Category Archives: Publishing

Happy 25th Anniversary Heretic II!

The year was 1997. Raven had just completed Hexen II, Take No Prisoners, and Mageslayer, each for an entirely different publisher. Every thing came together under one roof in the wake of the Activision purchase, and teams were a little in flux.

At the time Raven wasn’t necessarily a dedicated FPS shop. Black Crypt was a tile-based RPG, Necrodome was a vehicle-based action game, Mageslayer and TNP were top-down. Rolling from the completion of Hexen II (and in parallel with its expansion Portal of Praevus), we got the opportunity to create something a little experimental using the Heretic/Hexen IP.

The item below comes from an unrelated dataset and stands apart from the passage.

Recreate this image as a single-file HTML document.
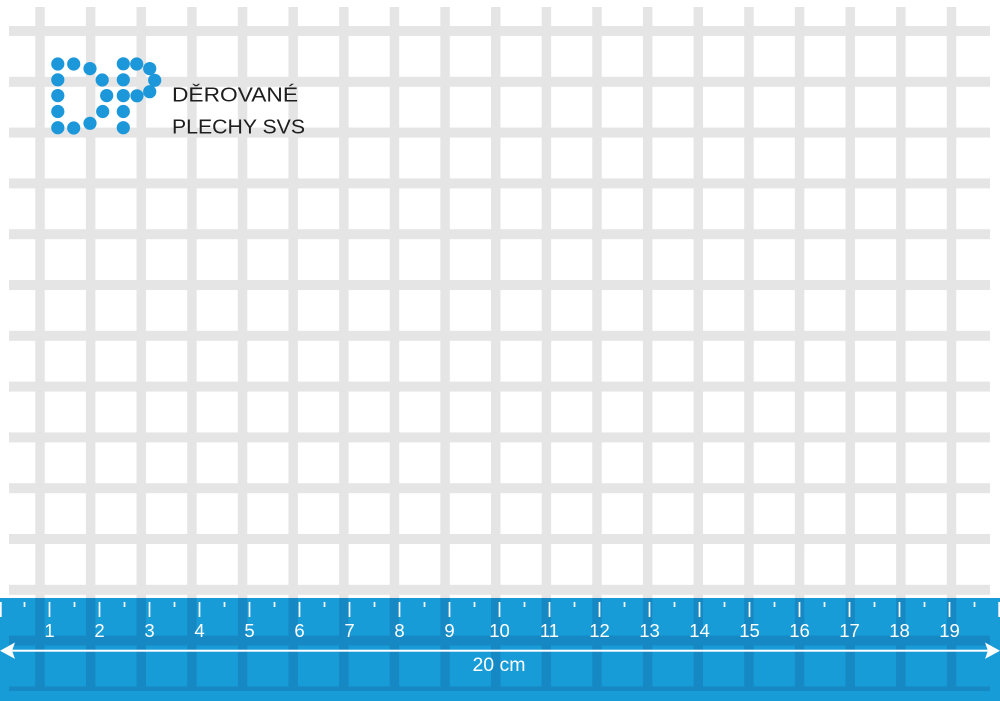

Tomb Raider was still pretty new at the time… and over-the-shoulder action was a genre that was still fairly untapped. We still maintained our relationship with id Software so we got the chance to use the powerful engine fueling the recently completed Quake II to create a third person shooter. This game would branch from Heretic rather than Hexen, as we imagined Hexen was going to continue on as a first-person series (alas, that did not happen).

We went to work right away and started building a third person camera and some Tomb Raider-style wall climbing and mantling, as well as some nice spell-slinging. I seem to remember using Hexen II’s imp as a starter enemy. All-in-all a great proof of concept within a month or two.

Often when a game comes out of the concept phase and is headed foe production, someone creates a Powerpoint presentation or pitch doc to show to folks who wear the big hats and sign the checks. In this particular case we were eager enough about the world that we created a little mini-storybook, got a bunch of printed copies, and sent it off to Activision.

I think Dan Freed wrote the text, and it includes art by Brian Pelletier and Rob Gee. It may read a bit cheesy, and you can see that Corvus was even misspelled in all the sidebars, but I think it demonstrates how incredibly amped we all were about this thing we were making.

You can scan through the whole thing here!

Fast forward less than a year and we shipped a real third-person shooter, merging Quake’s first-person sensibilities into a camera and character with a feel that no game had previously. It had melee combat and acrobatics. It had mutiplayer in third-person, which basically had never been done like this. It had a full single-player campaign that could be played cooperatively. It had in-game cutscenes where no mechanism existed in the Quake engine. All in around 10 months.

Yes, Half-Life shipped just a week before and ate Heretic II’s lunch but we stand behind the work we did. It was an amazing experience that we all remember fondly to this day.